Oof. That’s some harsh reality.

He shared his winter travel plans. I tried to encourage him and he did the same for me. Finally, we agreed to have a beer on my deck this summer when I catch him walking by again. A few jokes about spring and summer being “right around the corner,” (it’s not even officially winter yet) and we were on with our nights.

But the conversation rang in my ears the rest of the evening. I’m not a terrible person, but to think that I’m a shining light in our community is alarming.

To me, joy isn’t about putting coins in a bucket out of guilt. It’s not about shopping to show someone you care, or hosting a Martha Stewart-approved Christmas. It’s about reaching out a hand, encouraging someone, even if you don’t know them. Pointing something out that’s funny just to get a smile and spread some cheer. Making even the smallest attempt to be a bright spot in someone else’s day.

I wanted to share the story in hopes that readers would think about this as they’re out and about this holiday season.

But it shouldn’t just be seasonal. It should be a year-long attempt to squeeze out as many corny jokes as possible. That being said, I wish you a Merry Christmas and a New Year that overflows with aisle 5 interactions.

See? Orange you glad…

Alright, I’ll stop.

Shootin’ the Wit is a sporadic blog about everyday life that should never, ever be taken too seriously.

1 Response

  1. Jim

    Good Morning Laura,
    Very flattering. Thank you for the accolades.
    However! Allow me the latitude to dissect your commentary. I do vividly recall that evening and what subsequently transpired.

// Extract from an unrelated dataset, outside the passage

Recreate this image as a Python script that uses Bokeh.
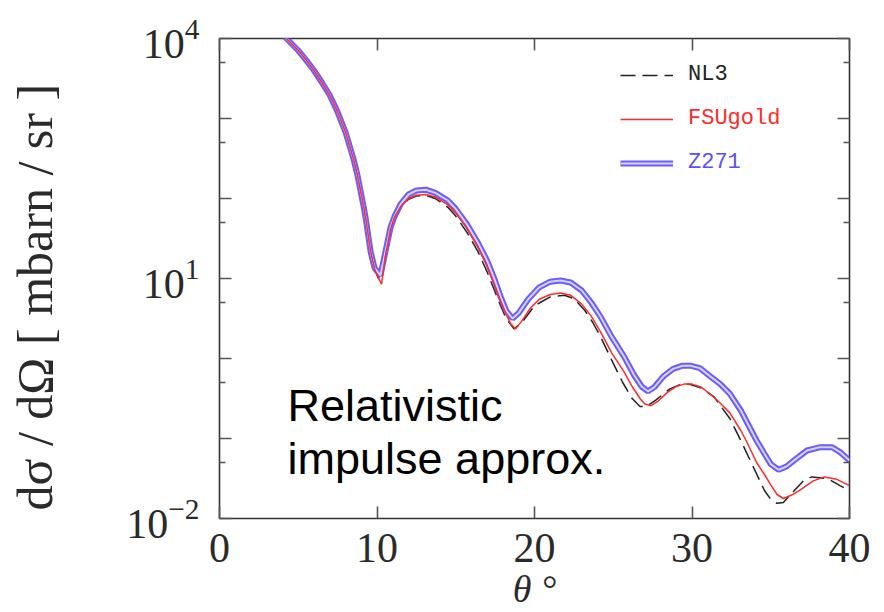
import numpy as np
from bokeh.plotting import figure
from bokeh.models import (Range1d, FixedTicker, LinearAxis, LogAxis, Legend,
                          LegendItem, Label)
from bokeh.embed import file_html
from bokeh.resources import INLINE

# ---------------- data (y given as log10 of dσ/dΩ) ----------------
theta_nl3 = [4.0, 4.25, 5.0, 5.5, 6.0, 6.5, 7.0, 7.5, 8.0, 8.5, 8.75, 9.0, 9.15, 9.3,
             9.6, 9.85, 10.1, 10.4, 10.86, 11.1, 11.5, 12.0, 12.5, 13.1,
             13.7, 14.5, 15.0, 15.7, 16.4, 17.0, 17.5, 17.85, 18.2, 18.7,
             19.2, 20.0, 21.0, 21.9, 22.5, 23.2, 23.7, 24.2, 24.9, 25.6,
             26.2, 26.7, 27.1, 27.7, 28.6, 29.2, 29.8, 30.6, 31.4, 32.4,
             33.1, 33.9, 34.6, 35.0, 35.4, 35.8, 36.5, 37.1, 37.6, 38.6,
             39.4, 40.0]
log10_nl3 = [4.06, 4.0, 3.85, 3.73, 3.6, 3.45, 3.29, 3.08, 2.83, 2.5, 2.3, 2.04, 1.88, 1.71,
             1.3, 1.1, 1.0, 1.2, 1.6, 1.75, 1.89, 1.99, 2.03, 2.04,
             2.0, 1.89, 1.78, 1.58, 1.34, 1.08, 0.83, 0.66, 0.5, 0.37,
             0.45, 0.66, 0.77, 0.79, 0.75, 0.6, 0.45, 0.27, -0.02, -0.3,
             -0.5, -0.6, -0.6, -0.52, -0.38, -0.33, -0.32, -0.37, -0.48, -0.75,
             -1.025, -1.36, -1.65, -1.76, -1.81, -1.8, -1.65, -1.525, -1.48, -1.5,
             -1.59, -1.65]

theta_fsugold = [4.0, 4.25, 5.0, 5.5, 6.0, 6.5, 7.0, 7.5, 8.0, 8.5, 8.75, 9.0, 9.15, 9.3,
                 9.6, 9.85, 10.05, 10.29, 10.5, 10.86, 11.1, 11.5, 12.0, 12.5,
                 13.1, 13.7, 14.5, 15.0, 15.7, 16.4, 17.0, 17.5, 17.85, 18.2,
                 18.5, 18.8, 19.2, 19.7, 20.3, 21.0, 21.65, 22.3, 23.0, 23.6,
                 24.2, 24.9, 25.7, 26.2, 26.7, 27.0, 27.4, 27.8, 28.4, 29.0,
                 29.5, 30.0, 30.6, 31.2, 31.8, 32.4, 33.1, 33.5, 34.1, 34.6,
                 35.0, 35.4, 35.8, 36.3, 36.9, 37.7, 38.4, 39.2, 40.0]
log10_fsugold = [4.06, 4.0, 3.85, 3.73, 3.6, 3.45, 3.29, 3.08, 2.83, 2.5, 2.3, 2.05, 1.9, 1.73,
                 1.33, 1.12, 1.02, 0.93, 1.25, 1.62, 1.76, 1.9, 2.0, 2.04,
                 2.05, 2.02, 1.92, 1.82, 1.63, 1.4, 1.15, 0.9, 0.72, 0.55,
                 0.43, 0.37, 0.47, 0.62, 0.74, 0.8, 0.82, 0.79, 0.68, 0.53,
                 0.33, 0.07, -0.17, -0.35, -0.5, -0.57, -0.59, -0.54, -0.43, -0.35,
                 -0.32, -0.32, -0.36, -0.45, -0.56, -0.68, -0.9, -1.05, -1.3, -1.45,
                 -1.58, -1.7, -1.75, -1.71, -1.64, -1.53, -1.48, -1.51, -1.59]

theta_z271 = [4.0, 4.25, 5.0, 5.5, 6.0, 6.5, 7.0, 7.5, 8.0, 8.5, 8.75, 9.0, 9.15, 9.3,
              9.6, 9.85, 10.22, 10.5, 10.86, 11.1, 11.5, 12.0, 12.5, 13.1,
              13.7, 14.5, 15.0, 15.7, 16.4, 17.0, 17.5, 17.85, 18.2, 18.6,
              19.0, 19.6, 20.3, 21.0, 21.65, 22.3, 23.0, 23.6, 24.2, 24.9,
              25.7, 26.3, 26.8, 27.2, 27.6, 28.2, 28.8, 29.4, 29.9, 30.5,
              31.2, 31.8, 32.4, 33.1, 33.5, 34.1, 34.6, 35.0, 35.5, 36.0,
              36.5, 37.3, 38.1, 38.9, 39.4, 40.0]
log10_z271 = [4.06, 4.0, 3.85, 3.73, 3.6, 3.45, 3.29, 3.08, 2.83, 2.5, 2.3, 2.05, 1.9, 1.73,
              1.33, 1.13, 1.04, 1.3, 1.64, 1.77, 1.93, 2.05, 2.1, 2.11,
              2.07, 1.975, 1.87, 1.68, 1.45, 1.22, 0.97, 0.77, 0.6, 0.5,
              0.57, 0.74, 0.89, 0.96, 0.975, 0.95, 0.85, 0.7, 0.52, 0.27,
              0.02, -0.2, -0.35, -0.41, -0.36, -0.22, -0.13, -0.09, -0.09, -0.12,
              -0.23, -0.32, -0.44, -0.65, -0.8, -1.025, -1.19, -1.32, -1.39, -1.35,
              -1.27, -1.15, -1.11, -1.11, -1.17, -1.275]

series_names = ["NL3", "FSUgold", "Z271"]
x_ticks = [0, 10, 20, 30, 40]
y_decades = [1e-2, 1e-1, 1.0, 10.0, 100.0, 1e3, 1e4]
y_minor = [5e-2, 0.5, 5.0, 50.0, 500.0, 5e3]
y_labeled = [1e-2, 10.0, 1e4]
x_label = "θ °"
y_label = "dσ / dΩ    [ mbarn / sr ]"
annotation_lines = ["Relativistic", "impulse approx."]

# ---------------- figure ----------------
SERIF = "Liberation Serif"
TEXT = "#2a2a2a"
p = figure(width=884, height=612, x_range=Range1d(0, 40), y_range=Range1d(1e-2, 1e4),
           y_axis_type="log", output_backend="svg", toolbar_location=None,
           min_border_left=219, min_border_right=35, min_border_top=38, min_border_bottom=93)
p.grid.visible = False
p.outline_line_color = "#333333"
p.outline_line_width = 1.6
p.background_fill_color = "white"
p.border_fill_color = "white"

def style_axis(ax):
    ax.axis_line_color = None
    ax.major_tick_in = 12
    ax.major_tick_out = 0
    ax.minor_tick_in = 6
    ax.minor_tick_out = 0
    ax.major_tick_line_color = "#555555"
    ax.minor_tick_line_color = "#555555"
    ax.major_tick_line_width = 1.6
    ax.minor_tick_line_width = 1.6
    ax.major_label_text_font = SERIF
    ax.major_label_text_color = TEXT
    ax.major_label_text_font_size = "42px"

xa = p.xaxis[0]
xa.ticker = FixedTicker(ticks=x_ticks, minor_ticks=[])
style_axis(xa)
xa.major_label_standoff = 15
xa.axis_label = x_label
xa.axis_label_text_font = SERIF
xa.axis_label_text_font_style = "italic"
xa.axis_label_text_font_size = "38px"
xa.axis_label_text_color = TEXT
xa.axis_label_standoff = 3

ya = p.yaxis[0]
ya.ticker = FixedTicker(ticks=y_decades, minor_ticks=y_minor)
style_axis(ya)
ya.major_label_standoff = 20
ya.major_label_overrides = {t: "" for t in y_decades if t not in y_labeled}
ya.axis_label = y_label
ya.axis_label_text_font = SERIF
ya.axis_label_text_font_style = "normal"
ya.axis_label_text_font_size = "50px"
ya.axis_label_text_color = TEXT
ya.axis_label_standoff = 60

top = LinearAxis(ticker=FixedTicker(ticks=x_ticks, minor_ticks=[]))
style_axis(top)
top.major_label_overrides = {t: "" for t in x_ticks}
top.major_label_standoff = 0
p.add_layout(top, "above")
right = LogAxis(ticker=FixedTicker(ticks=y_decades, minor_ticks=y_minor))
style_axis(right)
right.major_label_overrides = {t: "" for t in y_decades}
right.major_label_standoff = 0
p.add_layout(right, "right")

# ---------------- curves ----------------
nl3 = p.line(theta_nl3, 10 ** np.array(log10_nl3), line_color="#222222",
             line_width=1.5, line_dash="15 7")
z_outer = p.line(theta_z271, 10 ** np.array(log10_z271), line_color="#6a5cff", line_width=6)
z_inner = p.line(theta_z271, 10 ** np.array(log10_z271), line_color="#d6d2ff", line_width=2)
fsu = p.line(theta_fsugold, 10 ** np.array(log10_fsugold), line_color="#ff2a2a", line_width=1.5)

legend_renderers = [[nl3], [fsu], [z_outer, z_inner]]
legend_colors = ["#222222", "#ff2a2a", "#5a4cff"]
legend_y = [431, 387, 343]
for name, rends, col, ly in zip(series_names, legend_renderers, legend_colors, legend_y):
    lg = Legend(items=[LegendItem(label=name, renderers=rends)], location=(401, ly),
                glyph_width=53, glyph_height=20, label_height=20, label_standoff=15,
                padding=0, margin=0, spacing=0, border_line_color=None,
                background_fill_alpha=0, label_text_font="Liberation Mono",
                label_text_font_size="22px", label_text_color=col)
    p.add_layout(lg)

# ---------------- annotation ----------------
ann_y = [0.2586, 0.05623]
for txt, yy in zip(annotation_lines, ann_y):
    p.add_layout(Label(x=4.32, y=yy, text=txt, text_font="Liberation Sans",
                       text_font_size="45px", text_color="black",
                       text_baseline="alphabetic"))

open("out.html", "w").write(file_html(p, INLINE))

Not knowing (how could I ) the week you had you reached inside to say hi to me ( to my surprise and shock ). You went beyond, in a time of some personal, private stresses, to reach out in a genuine gesture to a relative stranger and probably without knowing made the day a success. You didn’t have to do that. But in so doing you revealed a part of your inner self; a sensitivity for others, caring and empathy in a humane sense for the condition of another, and courage to put yourself out there for the benefit of someone else.
    Really, who cares about a guy stocking produce? Are you out of your mind? You are not! What you have is an aura of decency, intelligence, a deep reservoir of sensitivity, a anticipation for the best for others as well as for yourself, and a beauty encompassing the possibilities of life. Not just the external beauty ( though that is undeniable ) but the inner beauty you project.
    So, thank you again for being you, for the beer and for letting me harass Heinz.